*AIM OF THE TASK:*
Beginning with the first line, set down every line through the one containing "linewidth=2.0, label=lab, baseline=None)", exactly as it appears, but not the pictures.

[Charts and diagrams as code]
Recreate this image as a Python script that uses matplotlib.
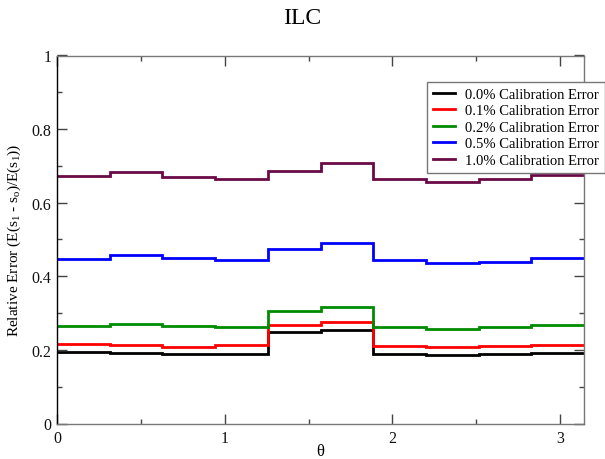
import numpy as np
import matplotlib
matplotlib.use("Agg")
import matplotlib.pyplot as plt
from matplotlib.ticker import MultipleLocator, FuncFormatter
from matplotlib.lines import Line2D

plt.rcParams['font.family'] = ['Liberation Serif', 'DejaVu Serif']
plt.rcParams['mathtext.fontset'] = 'custom'
plt.rcParams['mathtext.rm'] = 'Liberation Serif'
plt.rcParams['mathtext.it'] = 'Liberation Serif:italic'

n_bins = 10
labels = ["0.0% Calibration Error", "0.1% Calibration Error", "0.2% Calibration Error",
          "0.5% Calibration Error", "1.0% Calibration Error"]
colors = ["#000000", "#ff0000", "#008c00", "#0000ff", "#6b0a48"]
err_00 = [0.195, 0.191, 0.188, 0.190, 0.249, 0.253, 0.188, 0.185, 0.188, 0.192]
err_01 = [0.216, 0.214, 0.209, 0.212, 0.267, 0.275, 0.210, 0.207, 0.210, 0.214]
err_02 = [0.266, 0.270, 0.265, 0.263, 0.306, 0.316, 0.261, 0.257, 0.261, 0.267]
err_05 = [0.447, 0.457, 0.449, 0.445, 0.474, 0.490, 0.443, 0.436, 0.440, 0.451]
err_10 = [0.673, 0.684, 0.671, 0.665, 0.686, 0.708, 0.665, 0.655, 0.665, 0.675]
series = [err_00, err_01, err_02, err_05, err_10]

edges = np.linspace(0, np.pi, n_bins + 1)

fig = plt.figure(figsize=(6.05, 4.6), dpi=100)
ax = fig.add_axes([57/605, 1-424.5/460, (584-57)/605, (424.5-56.5)/460])

for vals, c, lab in zip(series, colors, labels):
    ax.stairs(vals, edges, color=c, linewidth=2.0, label=lab, baseline=None)

ax.set_xlim(0, np.pi)
ax.set_ylim(0, 1)
ax.xaxis.set_major_locator(MultipleLocator(1))
ax.xaxis.set_minor_locator(MultipleLocator(0.5))
ax.yaxis.set_major_locator(MultipleLocator(0.2))
ax.yaxis.set_minor_locator(MultipleLocator(0.1))
ax.xaxis.set_major_formatter(FuncFormatter(lambda v, p: f"{v:g}"))
ax.yaxis.set_major_formatter(FuncFormatter(lambda v, p: f"{v:g}"))
ax.tick_params(which='both', direction='in', top=True, right=True, labelsize=11.5,
               color='#444444', labelcolor='#111111')
ax.tick_params(which='major', length=7, width=1)
ax.tick_params(which='minor', length=3.8, width=1)
ax.tick_params(axis='y', pad=4)
ax.tick_params(axis='x', pad=5)
for s in ['top', 'right', 'bottom']:
    ax.spines[s].set_color('#777777')
ax.spines['left'].set_color('black')
for s in ax.spines.values():
    s.set_linewidth(1.0)

ax.set_xlabel("θ", fontsize=12)
ax.xaxis.set_label_coords(0.5, -(444 - 424.5) / (424.5 - 56.5))
ax.set_ylabel(r"Relative Error (E(s$_{\mathrm{1}}$ - s$_{\mathrm{o}}$)/E(s$_{\mathrm{1}}$))",
              fontsize=11, labelpad=6)
fig.text(0.5, 1-18/460, "ILC", ha='center', va='center', fontsize=17)

leg = ax.legend(handles=[Line2D([], [], color=c, lw=2.0) for c in colors],
                labels=labels, loc='upper right', bbox_to_anchor=(1.0, 1-83/460),
                bbox_transform=fig.transFigure, fontsize=10.5, frameon=True, fancybox=False,
                framealpha=1, edgecolor='#777777', borderpad=0.4, labelspacing=0.22,
                handlelength=1.5, handletextpad=0.7, borderaxespad=0)
leg.get_frame().set_linewidth(1.0)
leg.set_zorder(5)

fig.savefig("out.png", dpi=100)
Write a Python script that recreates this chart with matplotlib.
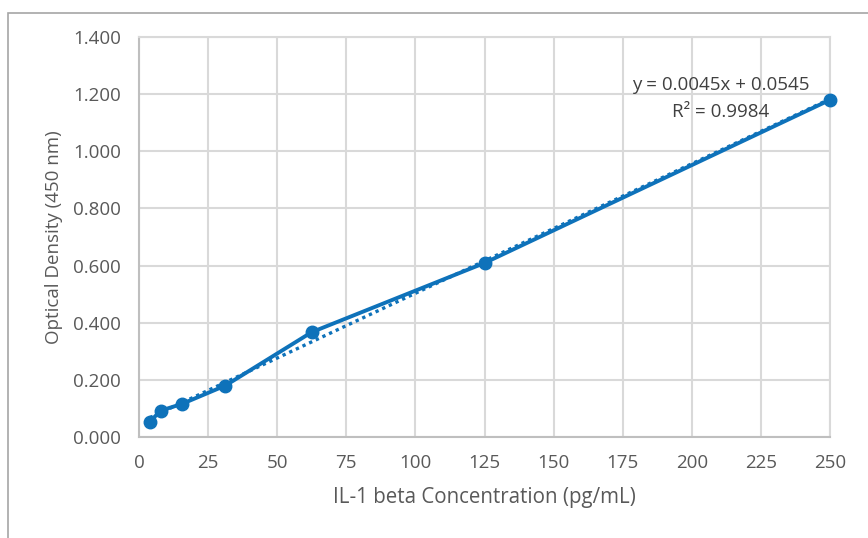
import matplotlib.pyplot as plt
import numpy as np
from matplotlib.patches import Rectangle

# standard curve readings
conc = [3.9, 7.8, 15.6, 31.25, 62.5, 125, 250]
od = [0.053, 0.092, 0.116, 0.180, 0.367, 0.609, 1.180]
x_ticks = [0, 25, 50, 75, 100, 125, 150, 175, 200, 225, 250]
y_ticks = [0.0, 0.2, 0.4, 0.6, 0.8, 1.0, 1.2, 1.4]
eq_text = "y = 0.0045x + 0.0545"
r2_text = "R² = 0.9984"

blue = "#0E72BA"
grid = "#D9D9D9"
txt = "#595959"

plt.rcParams['font.family'] = ['Open Sans', 'DejaVu Sans']

fig = plt.figure(figsize=(8.68, 5.38), dpi=100)
ax = fig.add_axes([139 / 868, 101 / 538, 691 / 868, 400 / 538])

# outer chart frame (cropped at the right and bottom)
fig.patches.append(Rectangle((8 / 868, -0.1), 1.2, 0.1 + 525 / 538,
                             transform=fig.transFigure, fill=False,
                             edgecolor="#A6A6A6", linewidth=1.2))

ax.plot(conc, od, color=blue, linewidth=2.8, marker="o", markersize=9,
        zorder=3, clip_on=False)

# linear trendline
slope, intercept = np.polyfit(conc, od, 1)
xt = np.array([conc[0], conc[-1]])
ax.plot(xt, slope * xt + intercept, color=blue, linewidth=2.4,
        linestyle=(0, (1, 1.2)), zorder=2)

ax.text(210.5, 1.232, eq_text, ha="center", va="center", fontsize=13.5, color="#404040")
ax.text(210.5, 1.137, r2_text, ha="center", va="center", fontsize=13.5, color="#404040")

ax.set_xlim(0, 250)
ax.set_ylim(0, 1.4)
ax.set_xticks(x_ticks)
ax.set_yticks(y_ticks)
ax.set_yticklabels([f"{v:.3f}" for v in y_ticks])
ax.tick_params(length=0, labelsize=13.5, labelcolor=txt)
ax.tick_params(axis='y', pad=13)
ax.tick_params(axis='x', pad=12)
ax.grid(True, color=grid, linewidth=1.5)
ax.set_axisbelow(True)
for s in ax.spines.values():
    s.set_color(grid)
    s.set_linewidth(1.5)
ax.spines['left'].set_color("#BFBFBF")
ax.spines['bottom'].set_color("#BFBFBF")

ax.set_xlabel("IL-1 beta Concentration (pg/mL)", fontsize=14.8, color=txt, labelpad=11)
ax.set_ylabel("Optical Density (450 nm)", fontsize=13.5, color=txt, labelpad=7)

fig.savefig("out.png", dpi=100)
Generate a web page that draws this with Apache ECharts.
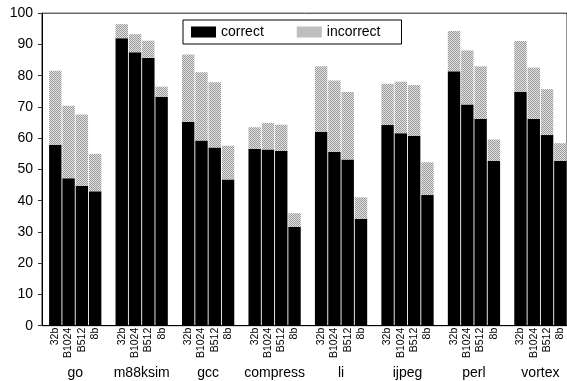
<!DOCTYPE html>
<html>
<head>
<meta charset="utf-8">
<script src="https://cdn.jsdelivr.net/npm/echarts@6/dist/echarts.min.js"></script>
<style>
  html, body { margin: 0; padding: 0; background: #fff; }
  #chart { width: 567px; height: 381px; }
</style>
</head>
<body>
<div id="chart"></div>
<script>
// Benchmarks and predictor configurations
const benchmarks = ['go', 'm88ksim', 'gcc', 'compress', 'li', 'ijpeg', 'perl', 'vortex'];
const configs = ['32b', 'B1024', 'B512', '8b'];

// Percent of predictions that were correct (per benchmark, per config)
const correct = [
  [57.9, 47.2, 44.8, 43.0],
  [92.0, 87.5, 85.7, 73.3],
  [65.2, 59.3, 57.0, 46.8],
  [56.6, 56.4, 55.9, 31.6],
  [62.1, 55.7, 53.2, 34.2],
  [64.2, 61.6, 60.7, 41.8],
  [81.4, 70.8, 66.2, 52.8],
  [74.9, 66.2, 61.0, 52.8]
];

// Percent of predictions that were incorrect (stacked on top)
const incorrect = [
  [23.7, 23.2, 22.8, 12.0],
  [4.5, 5.8, 5.5, 3.2],
  [21.6, 21.8, 20.9, 10.8],
  [6.9, 8.5, 8.4, 4.4],
  [20.9, 22.8, 21.6, 6.9],
  [13.2, 16.5, 16.3, 10.5],
  [12.9, 17.3, 16.8, 6.8],
  [16.2, 16.4, 14.7, 5.6]
];

const yTicks = [0, 10, 20, 30, 40, 50, 60, 70, 80, 90, 100];

// Each group takes 4 bar slots plus one empty slot
const SLOT = configs.length + 1;
function slotOf(g, b) { return g * SLOT + b + 1; }

// Rows of [percent, slot] so the percent is the stacked dimension
function toPoints(rows) {
  const pts = [];
  rows.forEach((row, g) => row.forEach((v, b) => pts.push([v, slotOf(g, b)])));
  return pts;
}

// Stippled grey fill for the "incorrect" part
const pat = document.createElement('canvas');
pat.width = 2; pat.height = 2;
const pctx = pat.getContext('2d');
pctx.fillStyle = '#e2e2e2';
pctx.fillRect(0, 0, 2, 2);
pctx.fillStyle = '#9a9a9a';
pctx.fillRect(0, 0, 1, 1);
pctx.fillRect(1, 1, 1, 1);
const stipple = { image: pat, repeat: 'repeat' };

const FONT = 'Liberation Sans, Arial, Helvetica, sans-serif';
const xMax = benchmarks.length * SLOT - 0.5;

const chart = echarts.init(document.getElementById('chart'), null, { renderer: 'canvas' });
chart.setOption({
  animation: false,
  textStyle: { fontFamily: FONT, color: '#000' },
  grid: {
    left: 42, right: 0, top: 13.2, bottom: 55.3,
    show: true, borderColor: '#222', borderWidth: 1
  },
  legend: {
    data: [
      { name: 'correct', itemStyle: { color: '#000' } },
      { name: 'incorrect', itemStyle: { color: stipple } }
    ],
    left: 183, top: 20,
    orient: 'horizontal',
    itemWidth: 25, itemHeight: 11, itemGap: 33,
    padding: [5, 21, 5, 8],
    borderColor: '#000', borderWidth: 1,
    backgroundColor: '#fff',
    icon: 'rect',
    textStyle: { fontFamily: FONT, fontSize: 14, color: '#000' }
  },
  xAxis: [
    {
      type: 'value', min: 0, max: xMax, interval: 1,
      position: 'bottom',
      splitLine: { show: false },
      axisLine: { show: true, lineStyle: { color: '#000', width: 1 } },
      axisTick: { show: false },
      axisLabel: {
        rotate: 90, margin: 2, fontSize: 10.5, color: '#000', fontFamily: FONT,
        showMinLabel: false, showMaxLabel: false,
        formatter: function (v) {
          const k = Math.round(v) % SLOT;
          return k === 0 || Math.round(v) !== v ? '' : configs[k - 1];
        }
      }
    },
    {
      type: 'value', min: 0, max: xMax, interval: SLOT / 2,
      position: 'bottom',
      splitLine: { show: false },
      axisLine: { show: false },
      axisTick: { show: false },
      axisLabel: {
        margin: 40, fontSize: 14, color: '#000', fontFamily: FONT,
        showMinLabel: false, showMaxLabel: false,
        formatter: function (v) {
          const g = (v - SLOT / 2) / SLOT;
          return Number.isInteger(g) && benchmarks[g] ? benchmarks[g] : '';
        }
      }
    }
  ],
  yAxis: [
    {
      type: 'value', min: yTicks[0], max: yTicks[yTicks.length - 1], interval: 10,
      position: 'left',
      splitLine: { show: false },
      axisLine: { show: true, lineStyle: { color: '#000', width: 1 } },
      axisTick: { show: true, length: 4, lineStyle: { color: '#000' } },
      axisLabel: { margin: 9, fontSize: 14, color: '#000', fontFamily: FONT }
    },
    {
      type: 'value', min: yTicks[0], max: yTicks[yTicks.length - 1], interval: 10,
      position: 'right',
      splitLine: { show: false },
      axisLine: { show: false },
      axisTick: { show: true, inside: true, length: 4, lineStyle: { color: '#333' } },
      axisLabel: { show: false }
    }
  ],
  series: [
    {
      name: 'correct', type: 'bar', stack: 'all', barWidth: 12.4,
      xAxisIndex: 0, yAxisIndex: 0,
      encode: { x: 1, y: 0 },
      itemStyle: { color: '#000' },
      data: toPoints(correct)
    },
    {
      name: 'incorrect', type: 'bar', stack: 'all', barWidth: 12.4,
      xAxisIndex: 0, yAxisIndex: 0,
      encode: { x: 1, y: 0 },
      itemStyle: { color: stipple },
      data: toPoints(incorrect)
    }
  ]
});
</script>
</body>
</html>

*TASK OUTPUT:*
Recreate this image as a Python script that uses matplotlib.
import numpy as np
import matplotlib
matplotlib.use("Agg")
import matplotlib.pyplot as plt
from matplotlib.ticker import MultipleLocator, FuncFormatter
from matplotlib.lines import Line2D

plt.rcParams['font.family'] = ['Liberation Serif', 'DejaVu Serif']
plt.rcParams['mathtext.fontset'] = 'custom'
plt.rcParams['mathtext.rm'] = 'Liberation Serif'
plt.rcParams['mathtext.it'] = 'Liberation Serif:italic'

n_bins = 10
labels = ["0.0% Calibration Error", "0.1% Calibration Error", "0.2% Calibration Error",
          "0.5% Calibration Error", "1.0% Calibration Error"]
colors = ["#000000", "#ff0000", "#008c00", "#0000ff", "#6b0a48"]
err_00 = [0.195, 0.191, 0.188, 0.190, 0.249, 0.253, 0.188, 0.185, 0.188, 0.192]
err_01 = [0.216, 0.214, 0.209, 0.212, 0.267, 0.275, 0.210, 0.207, 0.210, 0.214]
err_02 = [0.266, 0.270, 0.265, 0.263, 0.306, 0.316, 0.261, 0.257, 0.261, 0.267]
err_05 = [0.447, 0.457, 0.449, 0.445, 0.474, 0.490, 0.443, 0.436, 0.440, 0.451]
err_10 = [0.673, 0.684, 0.671, 0.665, 0.686, 0.708, 0.665, 0.655, 0.665, 0.675]
series = [err_00, err_01, err_02, err_05, err_10]

edges = np.linspace(0, np.pi, n_bins + 1)

fig = plt.figure(figsize=(6.05, 4.6), dpi=100)
ax = fig.add_axes([57/605, 1-424.5/460, (584-57)/605, (424.5-56.5)/460])

for vals, c, lab in zip(series, colors, labels):
    ax.stairs(vals, edges, color=c, linewidth=2.0, label=lab, baseline=None)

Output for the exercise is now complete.